Industry figures believe high prices being achieved for both wool and meat are driving an escalation in large-scale theft of sheep across Victoria in recent months.

In the most recent incident, offenders broke into the Ballarat Livestock Selling Centre between 9pm on December 7 and 8am the next day, making off with 60 young breeding ewes.

The theft took place during Ballarat's annual ewe sale, where sheep were selling for up to $326 a head.

Ballarat Stock and Station Agents Association president James Haddrick said strong prices in the industry mean every sheep or lamb being stolen is worth more than $150 per head.

"It's a bit of a thing that is happening at the moment, they are being very brazen," he said.

"The thefts in Ballarat were out at the sales yard, they have actually been stolen straight out of the yard."

Mr Haddrick said the thieves were clearly not merely opportunists, but would have to be people who intimately understood the layout and operation of the yards.

He said stealing scores or hundreds of sheep would take specialist transport and a strong working knowledge of the stock.

"We have had a few stock thefts on properties as well, larger numbers up to 200 stolen from a property," he said.

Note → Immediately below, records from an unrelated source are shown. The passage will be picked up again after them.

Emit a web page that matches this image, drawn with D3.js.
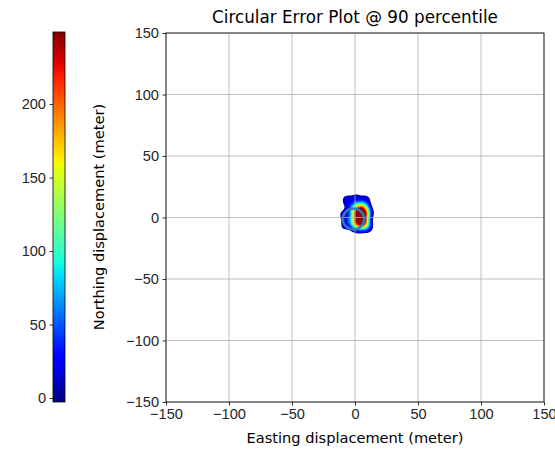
<!DOCTYPE html>
<html><head><meta charset="utf-8">
<script src="https://cdn.jsdelivr.net/npm/d3@7"></script>
<style>body{margin:0;background:#fff}svg{display:block;font-family:"DejaVu Sans",sans-serif}</style>
</head><body><svg id="c" width="555" height="451"></svg>
<script>
// ---- data ----
const title = "Circular Error Plot @ 90 percentile";
const xLabel = "Easting displacement (meter)";
const yLabel = "Northing displacement (meter)";
const axisTicks = [-150, -100, -50, 0, 50, 100, 150];
const colorbarTicks = [0, 50, 100, 150, 200];
const colorbarRange = [-2.7, 249];
// sample positions (east, north) with weights, read from the density blob
const sampleEast  = [0, 3, 6, 8, 0, 3, 6, 8, 0, 3, 6, 8, 0, 3, 6, 8, 0, 3, 6, 8, 1, 4, 7,
                     -6, 8, 1, -8, -7, 10, 11, 3, -4, -5];
const sampleNorth = [-6, -6, -6, -6, -3, -3, -3, -3, 0, 0, 0, 0, 3, 3, 3, 3, 6, 6, 6, 6, 9, 9, 9,
                     14, 14, 15, 2, -6, -8, 4, -9, 8, -2];
const sampleWeight= [1, 1, 1, 1, 1, 1, 1, 1, 1, 1, 1, 1, 1, 1, 1, 1, 1, 1, 1, 1, 0.9, 0.9, 0.9,
                     0.35, 0.35, 0.35, 0.35, 0.35, 0.3, 0.3, 0.3, 0.35, 0.4];
const cepEast = -1.2, cepNorth = -1.2, cepRadius = 8.5;

// ---- jet colormap ----
const jr = d3.scaleLinear().domain([0,0.35,0.66,0.89,1]).range([0,0,1,1,0.5]).clamp(true);
const jg = d3.scaleLinear().domain([0,0.125,0.375,0.64,0.91,1]).range([0,0,1,1,0,0]).clamp(true);
const jb = d3.scaleLinear().domain([0,0.11,0.34,0.65,1]).range([0.5,1,1,0,0]).clamp(true);
const jet = t => `rgb(${Math.round(jr(t)*255)},${Math.round(jg(t)*255)},${Math.round(jb(t)*255)})`;

const svg = d3.select("#c");
const x = d3.scaleLinear().domain([-150,150]).range([166,544]);
const y = d3.scaleLinear().domain([-150,150]).range([402,33]);
const cb = d3.scaleLinear().domain(colorbarRange).range([402,32]);
const cnorm = d3.scaleLinear().domain(colorbarRange).range([0,1]);

// ---- colorbar ----
const defs = svg.append("defs");
const grad = defs.append("linearGradient").attr("id","jetg").attr("x1",0).attr("y1",1).attr("x2",0).attr("y2",0);
d3.range(0,1.0001,0.02).forEach(t=>grad.append("stop").attr("offset",t).attr("stop-color",jet(t)));
svg.append("rect").attr("x",53).attr("y",32).attr("width",12).attr("height",370).attr("fill","url(#jetg)").attr("stroke","#000").attr("stroke-width",0.8);
const cbAxis = svg.append("g").attr("transform","translate(53,0)").call(d3.axisLeft(cb).tickValues(colorbarTicks).tickSize(3.5).tickPadding(3.5));
cbAxis.select(".domain").remove();
cbAxis.selectAll("text").attr("font-size",14.6).attr("fill","#262626");
cbAxis.selectAll("line").attr("stroke-width",0.8);

// ---- density ----
const pts = sampleEast.map((e,i)=>[e,sampleNorth[i],sampleWeight[i]]);
const dens = d3.contourDensity().x(d=>x(d[0])).y(d=>y(d[1])).weight(d=>d[2]).size([555,451]).cellSize(1).bandwidth(3.2);
const first = dens.thresholds(400)(pts);
const dmax = d3.max(first, c=>c.value);
const levels = d3.range(8, 245, 5);
const cont = dens.thresholds(levels.map(v=>v/249*dmax*0.8))(pts);
svg.append("g").selectAll("path").data(cont).join("path")
  .attr("d", d3.geoPath()).attr("fill",(c,i)=>jet(cnorm(levels[i]+2.5))).attr("stroke","none");

// ---- grid ----
const g = svg.append("g");
axisTicks.forEach(v=>{
  g.append("line").attr("x1",x(v)).attr("x2",x(v)).attr("y1",33).attr("y2",402).attr("stroke","#b0b0b0").attr("stroke-width",0.8);
  g.append("line").attr("y1",y(v)).attr("y2",y(v)).attr("x1",166).attr("x2",544).attr("stroke","#b0b0b0").attr("stroke-width",0.8);
});

// ---- CEP circle ----
svg.append("ellipse").attr("cx",x(cepEast)).attr("cy",y(cepNorth)).attr("rx",x(cepRadius)-x(0)).attr("ry",y(0)-y(cepRadius))
  .attr("fill","none").attr("stroke","#2f7bbd").attr("stroke-width",2.5);

// ---- axes ----
svg.append("rect").attr("x",166).attr("y",33).attr("width",378).attr("height",369).attr("fill","none").attr("stroke","#000").attr("stroke-width",0.8);
const fmt = v => v<0 ? "\u2212"+Math.abs(v) : ""+v;
const ax = svg.append("g").attr("transform","translate(0,402)").call(d3.axisBottom(x).tickValues(axisTicks).tickFormat(fmt).tickSize(3.5).tickPadding(3.5));
const ay = svg.append("g").attr("transform","translate(166,0)").call(d3.axisLeft(y).tickValues(axisTicks).tickFormat(fmt).tickSize(3.5).tickPadding(3.5));
[ax,ay].forEach(a=>{a.select(".domain").remove();a.selectAll("text").attr("font-size",14.6).attr("fill","#262626");a.selectAll("line").attr("stroke-width",0.8);});

svg.append("text").attr("x",355).attr("y",23).attr("text-anchor","middle").attr("font-size",16.8).text(title);
svg.append("text").attr("x",355).attr("y",443).attr("text-anchor","middle").attr("font-size",14.6).text(xLabel);
svg.append("text").attr("transform","translate(104,217) rotate(-90)").attr("text-anchor","middle").attr("font-size",14.6).text(yLabel);
</script></body></html>
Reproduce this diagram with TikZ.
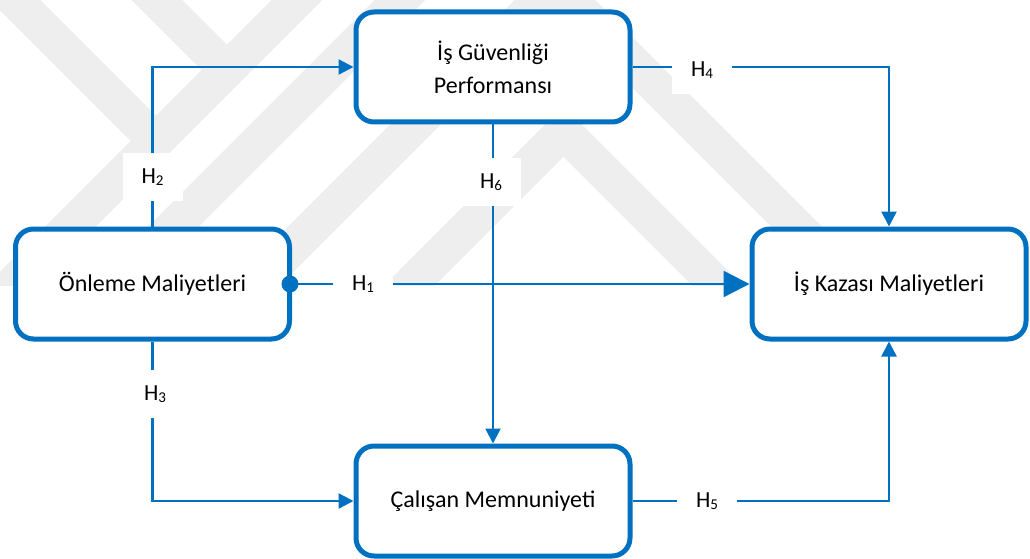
\documentclass[tikz,border=0pt]{standalone}
\usepackage{fontspec}
\setmainfont{Carlito}
\usetikzlibrary{arrows.meta}
\definecolor{myblue}{HTML}{0070C0}
\definecolor{wmgray}{HTML}{EEEEEE}
\newcommand{\hsub}[1]{H\raisebox{-1.5pt}{\fontsize{15}{15}\selectfont #1}}
\tikzset{
  box/.style={draw=myblue, line width=5pt, rounded corners=18pt, fill=white,
    minimum width=274pt, minimum height=110pt, inner sep=0pt, align=center,
    font=\fontsize{24}{33}\selectfont},
  conn/.style={draw=myblue, line width=2.3pt},
  tip/.style={-{Triangle[length=15pt,width=15pt]}},
  bigtip/.style={-{Triangle[length=26pt,width=26pt]}},
  lab/.style={fill=white, inner sep=0pt, minimum width=60pt, minimum height=48pt,
    font=\fontsize{23}{23}\selectfont},
  wm/.style={draw=wmgray, line width=36pt, line cap=butt, line join=miter}
}
\begin{document}
\begin{tikzpicture}[x=1pt,y=-1pt]
\useasboundingbox (0,0) rectangle (1030,559);
% watermark
\begin{scope}
  \clip (0,0) rectangle (1030,285);
  \draw[wm] (-20,-35) -- (156,141);
  \draw[wm] (330,-33) -- (-10,307);
  \draw[wm] (140,-17) -- (227,70);
  \draw[wm] (420,-20) -- (100,300);
  \draw[wm] (265,275) -- (555,-15) -- (860,290);
  \draw[wm] (395,300) -- (563.5,131.5) -- (732,300);
\end{scope}
% boxes
\node[box] (T) at (493,67) {İş Güvenliği\\Performansı};
\node[box] (L) at (152.5,284) {Önleme Maliyetleri};
\node[box] (R) at (889,284) {İş Kazası Maliyetleri};
\node[box] (B) at (493,501) {Çalışan Memnuniyeti};
% connectors
\draw[conn,tip] (L.north) |- (T.west);
\draw[conn,tip] (L.south) |- (B.west);
\draw[conn,tip] (T.east) -| (R.north);
\draw[conn,tip] (B.east) -| (R.south);
\draw[conn,tip] (T.south) -- (B.north);
\draw[conn,bigtip] (L.east) -- (R.west);
\fill[myblue] ([xshift=-2pt]L.east) circle (8.5pt);
% labels
\node[lab] (h2) at (152.5,177) {\hsub{2}};
\node[lab] (h3) at (155,394) {\hsub{3}};
\node[lab] (h6) at (491,182) {\hsub{6}};
\node[lab] (h1) at (363,284) {\hsub{1}};
\node[lab] (h4) at (702,70) {\hsub{4}};
\node[lab] (h5) at (707,501) {\hsub{5}};
\end{tikzpicture}
\end{document}
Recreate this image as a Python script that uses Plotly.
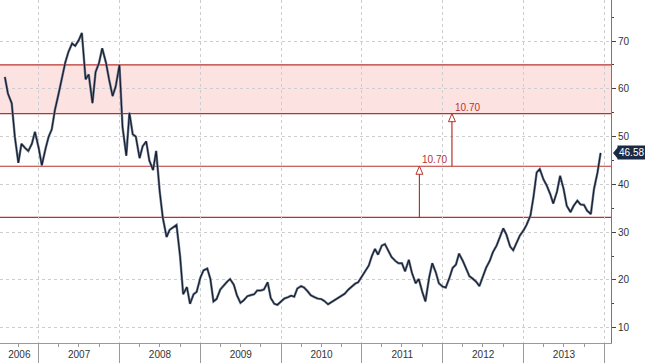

"A little box trailer is not going to be able to do that."

Hundreds more sheep have been stolen in recent months in raids on at least half a dozen properties across the western district and north-central Victoria.

The thefts have the whole stock industry talking. Although proof is hard to come by, fingers are being pointed.

"There are some unsavoury people out there who have been guilty of stock theft before," Mr Haddrick said.

"But you can't have a crime scene and go and fingerprint somewhere that tens of thousands sheep have passed through."

Since being stung by the theft, the Ballarat sales yard has taken measures to increase surveillance and beef up security.

Mr Haddrick said the sheep rustlers will eventually come unstuck if everyone remains vigilant and reports anything out of the ordinary happening on properties and in sales yards.